Nigeria's NNPCL now sole petrol importer as oil marketers battle FX constraints
Just four months after imports were opened up to private players, Nigeria's national oil firm NNPC Ltd has again become the sole importer of petrol, its chief executive said on Monday.
Mele Kyari made this statement while participating in the current Energy Labour Summit convened by the Petroleum and Natural Gas Senior Staff Association of Nigeria (PENGASSAN) in Abuja.
Kyari also stressed that the government had not reinstated a decades-old petrol subsidy, which was eliminated at the end of May, despite concerns from investors of a de facto return as pump prices have not moved since July, despite more than 30% rise in oil prices.
According to Kyari, the NNPCL has once again become the sole importer of petrol since private companies cannot access foreign currency due to shortage issues.
“We are the only company importing petrol into the country. None of them can do it today. For them, access to foreign exchange is difficult. We create foreign exchange (FX), therefore we have access to FX, while their access to FX is limited,” he stated.
Nigeria, the largest oil exporter in Africa, relies heavily on fuel imports since its domestic refineries cannot produce enough to satisfy the needs of its 200 million residents. Before the end of the fuel subsidy regime, NNPC, now NNPCL, held the exclusive role of importing fuel into the country.

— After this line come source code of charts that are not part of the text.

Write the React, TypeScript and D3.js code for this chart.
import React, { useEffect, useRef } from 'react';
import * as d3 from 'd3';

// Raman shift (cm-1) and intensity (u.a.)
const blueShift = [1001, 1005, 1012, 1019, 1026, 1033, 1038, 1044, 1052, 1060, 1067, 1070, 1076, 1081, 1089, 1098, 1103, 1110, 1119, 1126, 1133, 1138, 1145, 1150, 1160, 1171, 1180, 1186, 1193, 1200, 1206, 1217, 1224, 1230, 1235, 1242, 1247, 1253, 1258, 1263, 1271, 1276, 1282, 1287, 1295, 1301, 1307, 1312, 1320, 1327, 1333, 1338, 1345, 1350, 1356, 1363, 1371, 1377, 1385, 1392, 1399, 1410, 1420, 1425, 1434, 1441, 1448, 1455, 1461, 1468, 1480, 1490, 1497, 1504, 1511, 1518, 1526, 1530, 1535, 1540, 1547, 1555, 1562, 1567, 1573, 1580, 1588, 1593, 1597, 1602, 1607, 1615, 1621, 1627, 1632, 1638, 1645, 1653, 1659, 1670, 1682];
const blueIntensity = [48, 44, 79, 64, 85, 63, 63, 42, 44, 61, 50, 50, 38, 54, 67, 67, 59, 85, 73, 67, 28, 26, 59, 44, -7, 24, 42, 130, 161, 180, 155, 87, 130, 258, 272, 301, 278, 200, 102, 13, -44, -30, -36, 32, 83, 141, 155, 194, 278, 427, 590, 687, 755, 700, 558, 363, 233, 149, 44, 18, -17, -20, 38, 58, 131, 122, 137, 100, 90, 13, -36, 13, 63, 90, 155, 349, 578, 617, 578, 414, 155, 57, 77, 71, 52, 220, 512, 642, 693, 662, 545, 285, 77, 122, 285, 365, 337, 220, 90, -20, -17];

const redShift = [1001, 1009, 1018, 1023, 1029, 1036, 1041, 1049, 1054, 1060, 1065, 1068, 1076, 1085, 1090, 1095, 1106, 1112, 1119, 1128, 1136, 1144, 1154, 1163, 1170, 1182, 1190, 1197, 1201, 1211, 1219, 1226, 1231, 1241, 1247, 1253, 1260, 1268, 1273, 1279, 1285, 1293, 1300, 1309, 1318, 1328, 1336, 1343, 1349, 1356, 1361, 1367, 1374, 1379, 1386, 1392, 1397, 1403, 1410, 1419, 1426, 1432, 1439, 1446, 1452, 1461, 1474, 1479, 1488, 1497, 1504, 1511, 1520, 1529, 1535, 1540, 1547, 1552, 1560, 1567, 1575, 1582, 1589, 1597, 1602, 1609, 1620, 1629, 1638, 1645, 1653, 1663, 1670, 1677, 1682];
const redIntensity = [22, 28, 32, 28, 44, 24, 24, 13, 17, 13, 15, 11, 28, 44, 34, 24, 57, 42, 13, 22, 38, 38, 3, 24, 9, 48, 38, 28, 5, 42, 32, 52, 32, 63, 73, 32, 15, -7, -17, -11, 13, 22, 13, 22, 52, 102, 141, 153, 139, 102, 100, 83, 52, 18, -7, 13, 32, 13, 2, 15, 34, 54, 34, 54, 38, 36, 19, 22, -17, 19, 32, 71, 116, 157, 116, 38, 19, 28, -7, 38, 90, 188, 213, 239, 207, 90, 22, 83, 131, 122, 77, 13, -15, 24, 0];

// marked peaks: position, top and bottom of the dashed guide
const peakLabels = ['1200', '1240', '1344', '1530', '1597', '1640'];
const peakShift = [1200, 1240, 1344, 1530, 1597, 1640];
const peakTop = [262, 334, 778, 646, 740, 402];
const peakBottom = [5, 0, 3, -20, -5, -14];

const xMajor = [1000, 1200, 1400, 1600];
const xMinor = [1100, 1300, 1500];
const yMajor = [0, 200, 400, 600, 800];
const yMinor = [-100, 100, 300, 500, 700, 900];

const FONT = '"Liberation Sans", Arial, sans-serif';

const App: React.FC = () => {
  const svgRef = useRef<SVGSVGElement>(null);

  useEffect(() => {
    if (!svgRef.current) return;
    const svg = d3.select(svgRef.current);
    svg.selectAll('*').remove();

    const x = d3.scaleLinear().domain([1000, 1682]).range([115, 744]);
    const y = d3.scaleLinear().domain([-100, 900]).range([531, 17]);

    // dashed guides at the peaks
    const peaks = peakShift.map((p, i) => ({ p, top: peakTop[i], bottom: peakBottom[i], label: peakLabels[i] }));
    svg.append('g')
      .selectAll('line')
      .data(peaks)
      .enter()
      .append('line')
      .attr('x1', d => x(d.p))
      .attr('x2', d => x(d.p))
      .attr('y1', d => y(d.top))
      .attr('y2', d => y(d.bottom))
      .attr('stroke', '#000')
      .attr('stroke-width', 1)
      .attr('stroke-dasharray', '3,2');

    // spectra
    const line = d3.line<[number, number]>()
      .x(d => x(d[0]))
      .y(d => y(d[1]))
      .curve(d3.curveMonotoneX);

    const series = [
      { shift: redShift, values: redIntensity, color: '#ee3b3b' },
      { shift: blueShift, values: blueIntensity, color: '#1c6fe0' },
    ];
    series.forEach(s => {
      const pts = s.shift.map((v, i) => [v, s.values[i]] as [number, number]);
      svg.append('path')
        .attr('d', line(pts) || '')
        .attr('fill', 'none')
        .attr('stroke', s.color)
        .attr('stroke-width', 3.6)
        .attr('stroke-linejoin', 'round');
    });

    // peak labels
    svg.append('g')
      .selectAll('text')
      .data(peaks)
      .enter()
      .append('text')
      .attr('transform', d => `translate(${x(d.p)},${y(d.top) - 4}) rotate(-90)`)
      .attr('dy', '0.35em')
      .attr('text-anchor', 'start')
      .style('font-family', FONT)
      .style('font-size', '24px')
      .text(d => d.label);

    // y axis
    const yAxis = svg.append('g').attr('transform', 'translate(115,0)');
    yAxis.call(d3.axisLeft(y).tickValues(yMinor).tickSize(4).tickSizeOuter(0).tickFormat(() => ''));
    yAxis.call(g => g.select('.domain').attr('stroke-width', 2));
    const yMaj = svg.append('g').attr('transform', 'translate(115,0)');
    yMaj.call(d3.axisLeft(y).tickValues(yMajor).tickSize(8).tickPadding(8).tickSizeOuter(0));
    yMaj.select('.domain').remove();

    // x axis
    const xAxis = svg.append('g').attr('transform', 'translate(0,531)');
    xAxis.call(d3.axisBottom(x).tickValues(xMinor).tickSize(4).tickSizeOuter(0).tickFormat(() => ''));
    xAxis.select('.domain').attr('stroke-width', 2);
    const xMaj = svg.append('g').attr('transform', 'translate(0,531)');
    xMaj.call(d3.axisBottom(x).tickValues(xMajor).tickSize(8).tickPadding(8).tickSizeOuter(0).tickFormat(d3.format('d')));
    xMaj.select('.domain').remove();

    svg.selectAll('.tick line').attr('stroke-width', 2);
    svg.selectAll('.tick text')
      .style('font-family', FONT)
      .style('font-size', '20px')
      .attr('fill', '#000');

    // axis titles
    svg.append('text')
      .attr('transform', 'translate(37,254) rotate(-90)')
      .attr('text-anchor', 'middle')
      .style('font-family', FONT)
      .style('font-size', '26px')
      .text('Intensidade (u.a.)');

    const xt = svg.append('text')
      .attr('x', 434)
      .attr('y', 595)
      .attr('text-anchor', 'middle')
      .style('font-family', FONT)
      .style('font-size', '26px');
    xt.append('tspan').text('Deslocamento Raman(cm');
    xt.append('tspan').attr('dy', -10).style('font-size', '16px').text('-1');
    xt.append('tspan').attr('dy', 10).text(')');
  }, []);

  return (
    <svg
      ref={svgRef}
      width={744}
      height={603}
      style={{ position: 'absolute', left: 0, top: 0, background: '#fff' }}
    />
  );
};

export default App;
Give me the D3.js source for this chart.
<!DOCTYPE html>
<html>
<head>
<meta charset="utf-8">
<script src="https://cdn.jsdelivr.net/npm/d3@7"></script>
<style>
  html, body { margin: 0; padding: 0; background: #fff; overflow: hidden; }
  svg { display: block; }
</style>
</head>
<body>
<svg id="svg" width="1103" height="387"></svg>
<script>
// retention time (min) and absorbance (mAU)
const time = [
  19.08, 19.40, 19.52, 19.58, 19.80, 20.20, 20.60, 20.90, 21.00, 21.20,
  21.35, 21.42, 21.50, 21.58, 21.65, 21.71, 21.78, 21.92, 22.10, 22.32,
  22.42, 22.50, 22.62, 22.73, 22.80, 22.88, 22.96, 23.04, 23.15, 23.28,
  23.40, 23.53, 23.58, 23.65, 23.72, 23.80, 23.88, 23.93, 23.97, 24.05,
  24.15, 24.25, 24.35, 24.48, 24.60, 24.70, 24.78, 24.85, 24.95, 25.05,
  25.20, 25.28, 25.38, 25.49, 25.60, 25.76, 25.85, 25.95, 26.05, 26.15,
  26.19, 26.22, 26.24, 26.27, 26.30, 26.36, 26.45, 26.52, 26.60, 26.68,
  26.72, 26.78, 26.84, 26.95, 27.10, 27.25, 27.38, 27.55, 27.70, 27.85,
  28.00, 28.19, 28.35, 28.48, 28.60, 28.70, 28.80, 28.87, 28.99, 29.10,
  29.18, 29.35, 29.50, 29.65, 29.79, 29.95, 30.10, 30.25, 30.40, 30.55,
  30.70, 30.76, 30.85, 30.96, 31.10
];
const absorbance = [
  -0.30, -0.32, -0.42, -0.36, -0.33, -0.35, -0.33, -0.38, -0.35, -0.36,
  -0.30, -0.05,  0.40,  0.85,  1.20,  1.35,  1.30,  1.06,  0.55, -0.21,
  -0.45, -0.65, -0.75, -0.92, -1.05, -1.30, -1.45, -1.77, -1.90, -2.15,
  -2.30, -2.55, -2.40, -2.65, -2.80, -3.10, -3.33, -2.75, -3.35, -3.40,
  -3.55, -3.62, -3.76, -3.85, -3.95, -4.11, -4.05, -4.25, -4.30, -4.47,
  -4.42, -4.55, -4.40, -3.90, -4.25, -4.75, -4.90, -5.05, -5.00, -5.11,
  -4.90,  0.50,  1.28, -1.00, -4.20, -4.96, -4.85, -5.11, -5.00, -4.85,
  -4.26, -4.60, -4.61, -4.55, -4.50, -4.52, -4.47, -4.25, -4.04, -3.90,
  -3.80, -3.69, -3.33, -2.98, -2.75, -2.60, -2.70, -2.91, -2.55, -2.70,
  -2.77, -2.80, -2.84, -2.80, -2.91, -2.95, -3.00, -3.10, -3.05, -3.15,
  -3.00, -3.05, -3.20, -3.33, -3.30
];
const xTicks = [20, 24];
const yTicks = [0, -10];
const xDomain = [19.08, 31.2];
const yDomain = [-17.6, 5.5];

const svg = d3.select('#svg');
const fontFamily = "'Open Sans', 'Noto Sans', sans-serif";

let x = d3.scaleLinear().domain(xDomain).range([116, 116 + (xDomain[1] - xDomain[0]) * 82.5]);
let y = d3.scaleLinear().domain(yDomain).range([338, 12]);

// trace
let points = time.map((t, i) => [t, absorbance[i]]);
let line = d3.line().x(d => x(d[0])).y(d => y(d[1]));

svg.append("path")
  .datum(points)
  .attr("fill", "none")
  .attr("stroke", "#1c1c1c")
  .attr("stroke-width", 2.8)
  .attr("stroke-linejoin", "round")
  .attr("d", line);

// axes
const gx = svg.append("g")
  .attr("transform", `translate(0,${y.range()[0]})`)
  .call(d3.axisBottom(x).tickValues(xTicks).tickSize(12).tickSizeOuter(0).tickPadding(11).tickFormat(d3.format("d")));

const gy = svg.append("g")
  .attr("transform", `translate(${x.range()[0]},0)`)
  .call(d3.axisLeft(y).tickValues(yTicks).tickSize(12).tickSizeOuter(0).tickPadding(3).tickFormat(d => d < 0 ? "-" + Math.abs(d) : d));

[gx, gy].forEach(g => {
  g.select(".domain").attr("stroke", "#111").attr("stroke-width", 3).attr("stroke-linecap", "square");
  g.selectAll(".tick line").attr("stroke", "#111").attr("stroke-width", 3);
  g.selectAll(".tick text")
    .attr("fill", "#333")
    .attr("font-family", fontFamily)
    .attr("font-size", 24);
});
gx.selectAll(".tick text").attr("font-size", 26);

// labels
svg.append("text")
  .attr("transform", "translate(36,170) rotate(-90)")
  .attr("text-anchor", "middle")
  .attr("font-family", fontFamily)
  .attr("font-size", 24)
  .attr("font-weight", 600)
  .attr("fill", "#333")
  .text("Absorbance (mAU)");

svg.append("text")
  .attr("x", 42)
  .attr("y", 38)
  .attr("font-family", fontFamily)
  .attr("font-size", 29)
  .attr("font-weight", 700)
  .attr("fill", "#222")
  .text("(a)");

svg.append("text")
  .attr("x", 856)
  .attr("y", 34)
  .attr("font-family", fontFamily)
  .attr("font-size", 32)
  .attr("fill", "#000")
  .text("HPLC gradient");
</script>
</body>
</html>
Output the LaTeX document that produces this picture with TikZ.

However, on June 15, following the removal of the fuel subsidy, the Nigerian Midstream and Downstream Petroleum Regulatory Authority (NMDPRA) granted licenses to oil marketers to commence the importation of petroleum products.
This enabled Emadeb Energy Services Limited to import about 27 million litres of petrol into the country on July 20, establishing itself as the first private company to do so in the post-subsidy era.
Now, private companies are facing challenges in getting foreign currencies to import premium motor spirit (PMS), which was previously the sole responsibility of NNPCL.
Nigeria currently faces a significant foreign currency shortage, leading to the naira hitting historic lows on the unofficial market. The recently appointed central bank governor has stated that policymakers are confronted with an almost $7 billion backlog in foreign exchange requests.